DATA EXTRACT:
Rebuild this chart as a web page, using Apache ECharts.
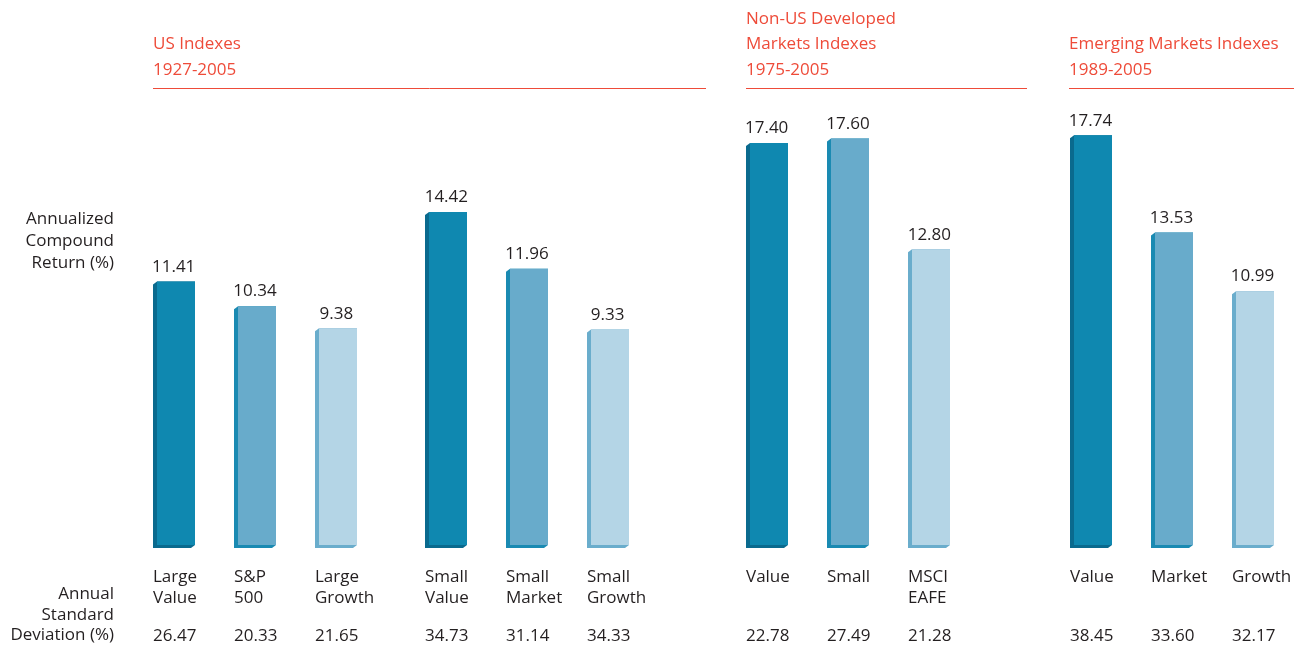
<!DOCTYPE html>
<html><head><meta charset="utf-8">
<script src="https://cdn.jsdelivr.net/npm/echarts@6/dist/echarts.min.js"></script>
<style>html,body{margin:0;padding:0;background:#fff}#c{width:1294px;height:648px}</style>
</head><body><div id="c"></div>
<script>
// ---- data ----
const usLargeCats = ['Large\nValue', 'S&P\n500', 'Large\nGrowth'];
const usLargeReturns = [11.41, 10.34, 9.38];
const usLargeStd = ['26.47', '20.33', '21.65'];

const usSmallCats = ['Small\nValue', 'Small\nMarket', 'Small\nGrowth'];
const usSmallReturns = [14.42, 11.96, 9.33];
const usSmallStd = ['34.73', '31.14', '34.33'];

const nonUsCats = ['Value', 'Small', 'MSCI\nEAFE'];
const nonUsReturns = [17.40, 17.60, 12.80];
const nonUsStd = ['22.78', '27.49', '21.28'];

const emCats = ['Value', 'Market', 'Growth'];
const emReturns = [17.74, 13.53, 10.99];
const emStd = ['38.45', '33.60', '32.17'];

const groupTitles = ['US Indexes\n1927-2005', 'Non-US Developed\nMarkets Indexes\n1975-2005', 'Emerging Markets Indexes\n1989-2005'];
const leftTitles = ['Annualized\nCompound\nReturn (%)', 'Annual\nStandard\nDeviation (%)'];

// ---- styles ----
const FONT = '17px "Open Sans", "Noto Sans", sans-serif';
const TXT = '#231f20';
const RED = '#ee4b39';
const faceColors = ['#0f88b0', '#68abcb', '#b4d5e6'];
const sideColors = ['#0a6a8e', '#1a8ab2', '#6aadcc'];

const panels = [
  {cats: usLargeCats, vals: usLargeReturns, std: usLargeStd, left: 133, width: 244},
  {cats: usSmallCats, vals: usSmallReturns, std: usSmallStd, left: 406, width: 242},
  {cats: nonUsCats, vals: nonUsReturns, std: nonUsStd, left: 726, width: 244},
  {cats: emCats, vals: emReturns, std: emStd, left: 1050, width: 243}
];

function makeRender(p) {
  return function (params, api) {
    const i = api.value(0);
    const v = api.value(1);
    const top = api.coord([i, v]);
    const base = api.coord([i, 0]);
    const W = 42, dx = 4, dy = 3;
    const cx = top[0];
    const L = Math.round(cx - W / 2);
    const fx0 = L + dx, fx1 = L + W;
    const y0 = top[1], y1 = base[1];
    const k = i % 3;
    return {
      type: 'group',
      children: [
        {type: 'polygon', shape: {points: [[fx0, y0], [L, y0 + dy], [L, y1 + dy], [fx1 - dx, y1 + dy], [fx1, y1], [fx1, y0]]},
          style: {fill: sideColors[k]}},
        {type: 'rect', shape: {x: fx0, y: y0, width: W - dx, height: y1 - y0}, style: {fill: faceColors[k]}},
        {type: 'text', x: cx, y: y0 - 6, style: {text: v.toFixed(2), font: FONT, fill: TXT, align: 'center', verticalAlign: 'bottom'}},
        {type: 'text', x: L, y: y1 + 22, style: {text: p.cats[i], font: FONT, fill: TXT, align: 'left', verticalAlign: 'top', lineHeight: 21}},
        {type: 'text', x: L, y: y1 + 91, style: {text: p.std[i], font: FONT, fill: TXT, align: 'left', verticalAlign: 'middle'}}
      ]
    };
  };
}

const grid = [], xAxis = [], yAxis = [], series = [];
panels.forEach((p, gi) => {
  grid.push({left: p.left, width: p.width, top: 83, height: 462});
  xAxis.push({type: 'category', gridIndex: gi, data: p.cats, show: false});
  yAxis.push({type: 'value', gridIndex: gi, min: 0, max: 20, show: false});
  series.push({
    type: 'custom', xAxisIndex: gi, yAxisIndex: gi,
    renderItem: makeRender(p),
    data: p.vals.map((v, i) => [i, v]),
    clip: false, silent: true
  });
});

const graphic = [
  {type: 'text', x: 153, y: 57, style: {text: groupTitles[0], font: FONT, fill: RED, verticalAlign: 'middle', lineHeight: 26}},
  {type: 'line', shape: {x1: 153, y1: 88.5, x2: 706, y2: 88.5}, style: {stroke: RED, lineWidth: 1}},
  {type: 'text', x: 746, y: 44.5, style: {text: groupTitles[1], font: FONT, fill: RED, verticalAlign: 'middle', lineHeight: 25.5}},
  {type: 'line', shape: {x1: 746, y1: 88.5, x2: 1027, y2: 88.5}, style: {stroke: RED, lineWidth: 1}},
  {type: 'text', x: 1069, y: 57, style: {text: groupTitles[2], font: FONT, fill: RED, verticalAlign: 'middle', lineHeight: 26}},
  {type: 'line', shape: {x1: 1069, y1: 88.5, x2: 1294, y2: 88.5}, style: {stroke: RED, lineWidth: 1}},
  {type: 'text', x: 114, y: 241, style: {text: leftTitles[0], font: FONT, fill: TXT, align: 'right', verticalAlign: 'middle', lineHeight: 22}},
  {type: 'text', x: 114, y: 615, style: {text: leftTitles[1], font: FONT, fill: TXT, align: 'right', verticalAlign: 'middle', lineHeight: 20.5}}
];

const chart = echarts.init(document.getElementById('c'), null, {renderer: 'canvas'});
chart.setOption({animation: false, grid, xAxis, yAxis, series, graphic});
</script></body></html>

THE REQUEST: Write the listing above out again exactly, dropping each image.

ANSWER TO THE TASK:
Rebuild this chart as a web page, using Apache ECharts.
<!DOCTYPE html>
<html><head><meta charset="utf-8">
<script src="https://cdn.jsdelivr.net/npm/echarts@6/dist/echarts.min.js"></script>
<style>html,body{margin:0;padding:0;background:#fff}#c{width:1294px;height:648px}</style>
</head><body><div id="c"></div>
<script>
// ---- data ----
const usLargeCats = ['Large\nValue', 'S&P\n500', 'Large\nGrowth'];
const usLargeReturns = [11.41, 10.34, 9.38];
const usLargeStd = ['26.47', '20.33', '21.65'];

const usSmallCats = ['Small\nValue', 'Small\nMarket', 'Small\nGrowth'];
const usSmallReturns = [14.42, 11.96, 9.33];
const usSmallStd = ['34.73', '31.14', '34.33'];

const nonUsCats = ['Value', 'Small', 'MSCI\nEAFE'];
const nonUsReturns = [17.40, 17.60, 12.80];
const nonUsStd = ['22.78', '27.49', '21.28'];

const emCats = ['Value', 'Market', 'Growth'];
const emReturns = [17.74, 13.53, 10.99];
const emStd = ['38.45', '33.60', '32.17'];

const groupTitles = ['US Indexes\n1927-2005', 'Non-US Developed\nMarkets Indexes\n1975-2005', 'Emerging Markets Indexes\n1989-2005'];
const leftTitles = ['Annualized\nCompound\nReturn (%)', 'Annual\nStandard\nDeviation (%)'];

// ---- styles ----
const FONT = '17px "Open Sans", "Noto Sans", sans-serif';
const TXT = '#231f20';
const RED = '#ee4b39';
const faceColors = ['#0f88b0', '#68abcb', '#b4d5e6'];
const sideColors = ['#0a6a8e', '#1a8ab2', '#6aadcc'];

const panels = [
  {cats: usLargeCats, vals: usLargeReturns, std: usLargeStd, left: 133, width: 244},
  {cats: usSmallCats, vals: usSmallReturns, std: usSmallStd, left: 406, width: 242},
  {cats: nonUsCats, vals: nonUsReturns, std: nonUsStd, left: 726, width: 244},
  {cats: emCats, vals: emReturns, std: emStd, left: 1050, width: 243}
];

function makeRender(p) {
  return function (params, api) {
    const i = api.value(0);
    const v = api.value(1);
    const top = api.coord([i, v]);
    const base = api.coord([i, 0]);
    const W = 42, dx = 4, dy = 3;
    const cx = top[0];
    const L = Math.round(cx - W / 2);
    const fx0 = L + dx, fx1 = L + W;
    const y0 = top[1], y1 = base[1];
    const k = i % 3;
    return {
      type: 'group',
      children: [
        {type: 'polygon', shape: {points: [[fx0, y0], [L, y0 + dy], [L, y1 + dy], [fx1 - dx, y1 + dy], [fx1, y1], [fx1, y0]]},
          style: {fill: sideColors[k]}},
        {type: 'rect', shape: {x: fx0, y: y0, width: W - dx, height: y1 - y0}, style: {fill: faceColors[k]}},
        {type: 'text', x: cx, y: y0 - 6, style: {text: v.toFixed(2), font: FONT, fill: TXT, align: 'center', verticalAlign: 'bottom'}},
        {type: 'text', x: L, y: y1 + 22, style: {text: p.cats[i], font: FONT, fill: TXT, align: 'left', verticalAlign: 'top', lineHeight: 21}},
        {type: 'text', x: L, y: y1 + 91, style: {text: p.std[i], font: FONT, fill: TXT, align: 'left', verticalAlign: 'middle'}}
      ]
    };
  };
}

const grid = [], xAxis = [], yAxis = [], series = [];
panels.forEach((p, gi) => {
  grid.push({left: p.left, width: p.width, top: 83, height: 462});
  xAxis.push({type: 'category', gridIndex: gi, data: p.cats, show: false});
  yAxis.push({type: 'value', gridIndex: gi, min: 0, max: 20, show: false});
  series.push({
    type: 'custom', xAxisIndex: gi, yAxisIndex: gi,
    renderItem: makeRender(p),
    data: p.vals.map((v, i) => [i, v]),
    clip: false, silent: true
  });
});

const graphic = [
  {type: 'text', x: 153, y: 57, style: {text: groupTitles[0], font: FONT, fill: RED, verticalAlign: 'middle', lineHeight: 26}},
  {type: 'line', shape: {x1: 153, y1: 88.5, x2: 706, y2: 88.5}, style: {stroke: RED, lineWidth: 1}},
  {type: 'text', x: 746, y: 44.5, style: {text: groupTitles[1], font: FONT, fill: RED, verticalAlign: 'middle', lineHeight: 25.5}},
  {type: 'line', shape: {x1: 746, y1: 88.5, x2: 1027, y2: 88.5}, style: {stroke: RED, lineWidth: 1}},
  {type: 'text', x: 1069, y: 57, style: {text: groupTitles[2], font: FONT, fill: RED, verticalAlign: 'middle', lineHeight: 26}},
  {type: 'line', shape: {x1: 1069, y1: 88.5, x2: 1294, y2: 88.5}, style: {stroke: RED, lineWidth: 1}},
  {type: 'text', x: 114, y: 241, style: {text: leftTitles[0], font: FONT, fill: TXT, align: 'right', verticalAlign: 'middle', lineHeight: 22}},
  {type: 'text', x: 114, y: 615, style: {text: leftTitles[1], font: FONT, fill: TXT, align: 'right', verticalAlign: 'middle', lineHeight: 20.5}}
];

const chart = echarts.init(document.getElementById('c'), null, {renderer: 'canvas'});
chart.setOption({animation: false, grid, xAxis, yAxis, series, graphic});
</script></body></html>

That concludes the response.